I always want to get to places faster than is reasonable. I want to get through something in order to be somewhere else. I can see the bright and shiny light dancing at the end of the tunnel, and it all but blinds me. It’s so distracting and inviting that I forget about all the work that needs to be done to get there. I just want it – now.
When we have a big project at hand, a dream to achieve, or a life stage to “get through”, it’s important to remember that the process of getting there is so much more rewarding than the shiny light at the end of whatever tunnel you are in. The tunnel is your teacher and your safe place.
The tunnel is what you will remember – it’s the part that will stay with you forever and remind you of who you really are. The tunnel is your calling.

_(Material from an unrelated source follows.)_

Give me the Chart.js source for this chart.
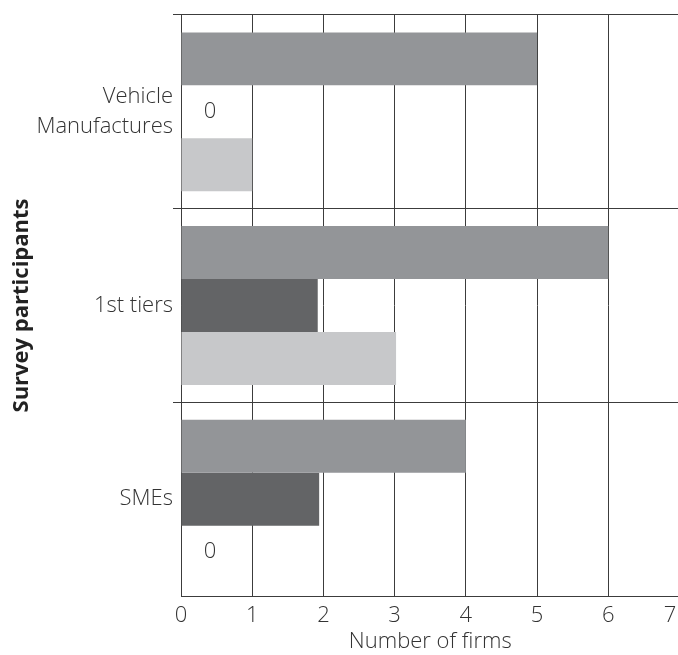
<!DOCTYPE html>
<html>
<head>
<meta charset="utf-8">
<script src="https://cdn.jsdelivr.net/npm/chart.js@4/dist/chart.umd.min.js"></script>
<style>
  html, body { margin: 0; padding: 0; background: #fff; overflow: hidden; width: 678px; height: 655px; }
  #wrap { position: relative; width: 682px; height: 655px; }
</style>
</head>
<body>
<div id="wrap"><canvas id="c"></canvas></div>
<script>
// Survey participants by group, number of firms per response
const categories = [['Vehicle', 'Manufactures'], '1st tiers', 'SMEs'];
const seriesA = [5, 6, 4];        // medium grey bars
const seriesB = [0, 1.92, 1.94];  // dark grey bars
const seriesC = [1, 3.02, 0];     // light grey bars
const xTickLabels = ['0', '1', '2', '3', '4', '5', '6', '7'];
const X_MAX = 7;

const FONT = "'Open Sans', 'Noto Sans', sans-serif";
const TEXT = '#333333';
const LINE = '#3c3c3c';
const LABEL_FONT = '300 22px ' + FONT;

// x tick labels, kept inside the visible page width at the right edge
const xLabelsPlugin = {
  id: 'xLabels',
  afterDraw(chart) {
    const xs = chart.scales.x;
    const ctx = chart.ctx;
    const visible = Math.min(chart.width, document.documentElement.clientWidth);
    ctx.save();
    ctx.font = LABEL_FONT;
    ctx.fillStyle = TEXT;
    ctx.textAlign = 'center';
    ctx.textBaseline = 'middle';
    xTickLabels.forEach((t, i) => {
      const px = Math.min(xs.getPixelForValue(i), visible - 8);
      ctx.fillText(t, px, chart.chartArea.bottom + 20);
    });
    ctx.restore();
  }
};

// "0" written where a bar has zero length
const zeroLabelPlugin = {
  id: 'zeroLabels',
  afterDatasetsDraw(chart) {
    const ctx = chart.ctx;
    const x0 = chart.scales.x.getPixelForValue(0);
    ctx.save();
    ctx.font = LABEL_FONT;
    ctx.fillStyle = TEXT;
    ctx.textAlign = 'center';
    ctx.textBaseline = 'middle';
    chart.data.datasets.forEach((ds, di) => {
      const meta = chart.getDatasetMeta(di);
      ds.data.forEach((v, i) => {
        if (v === 0) ctx.fillText(String(v), x0 + 29, meta.data[i].y);
      });
    });
    ctx.restore();
  }
};

// the gridline at the axis maximum falls on the page edge and is left out
const isMaxTick = (ctx) => ctx.tick && ctx.tick.value === X_MAX;

new Chart(document.getElementById('c'), {
  type: 'bar',
  data: {
    labels: categories,
    datasets: [
      { data: seriesA, backgroundColor: '#939598' },
      { data: seriesB, backgroundColor: '#636466' },
      { data: seriesC, backgroundColor: '#c7c8ca' }
    ]
  },
  options: {
    indexAxis: 'y',
    responsive: true,
    maintainAspectRatio: false,
    animation: false,
    devicePixelRatio: 1,
    layout: { padding: { top: 14, right: 2.5, bottom: 0, left: 0 } },
    datasets: { bar: { categoryPercentage: 0.82, barPercentage: 1.0, borderWidth: 0 } },
    plugins: { legend: { display: false }, tooltip: { enabled: false } },
    scales: {
      x: {
        min: 0, max: X_MAX,
        ticks: { display: false, stepSize: 1 },
        grid: {
          drawTicks: false,
          color: (ctx) => (isMaxTick(ctx) ? 'rgba(0,0,0,0)' : LINE),
          lineWidth: (ctx) => (isMaxTick(ctx) ? 0 : 1)
        },
        border: { display: true, color: LINE, width: 1 },
        title: {
          display: true, text: 'Number of firms', color: TEXT,
          font: { family: FONT, size: 22, weight: '300' },
          padding: 0
        },
        afterFit(scale) { scale.height = 59; scale.paddingLeft = 0; scale.paddingRight = 0; }
      },
      y: {
        ticks: {
          color: TEXT, padding: 0,
          font: { family: FONT, size: 22, weight: '300', lineHeight: 1.36 }
        },
        grid: {
          color: LINE, lineWidth: 1, tickLength: 8, offset: true,
          // no tick stub below the last category
          tickColor: (ctx) => (ctx.index === undefined ? 'rgba(0,0,0,0)' : LINE)
        },
        border: { display: true, color: LINE, width: 1 },
        title: {
          display: true, text: 'Survey participants', color: '#222222',
          font: { family: FONT, size: 22, weight: 'bold' },
          padding: { top: 9, bottom: 0 }
        },
        afterFit(scale) { scale.width = 181; }
      }
    }
  },
  plugins: [xLabelsPlugin, zeroLabelPlugin]
});
</script>
</body>
</html>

When my oldest son Bennett was born, the first 2 months were a blur. Life felt warm and new, but also overwhelming and not what I expected. I nursed him during the dark, 3am feedings. We rocked quietly in the upholstered chair my mom had given to me at my baby shower. She taped a photo of the chair and matching ottoman inside the card, and wrote in excited, loopy script – “It’s important to have a good rocking chair – you’ll spend a lot of time in it!”
Rocking my baby in the chair, I glanced around the nursery at the white wooden crib, the checkered yellow curtains, and the carefully placed books. Out the window, I noticed the still twinkling stars shining brightly in the black night sky. I was tired, but alert. This was a passing moment, and for some reason, even though I wanted to be asleep, I knew it. I sensed the magic. I sensed the safety. I sensed that I was inside the tunnel, and that I would be on the other side soon enough. For now, this is where the memory was – I was making it.
A new baby breathes joy and life into a once empty space. We welcome the baby in, and we do our best to show appreciation even when we are completely drained. We understand the challenging times as part of the experience, and we know that the experience is temporary. But the same applies to pain. Death, divorce, tragedy and loss – these are all opportunities to remain in the tunnel. The pain is not a bad thing – it’s just achy and uncomfortable. It stings. When we’re broken, it’s easy to want the pieces to go back together right now, but like those magical moments in the dark nursery, maybe being broken is what will stay with you. Maybe that’s the time to stop and notice – instead of reaching prematurely for the bright and shiny light at the end of the tunnel.
During the dark times, is when we recognize that we actually have light inside us. When you are happy, you might think external sources are providing your light – the relationship, the job, the perfect body, the perceived success – but, dear girl, it is you. Your light is always in you and available to you, so there is never anything to fear. And when you’re stuck in the tunnel, you’re not really stuck. You’re being asked to stay – because there is magic happening there, and you don’t want to miss it.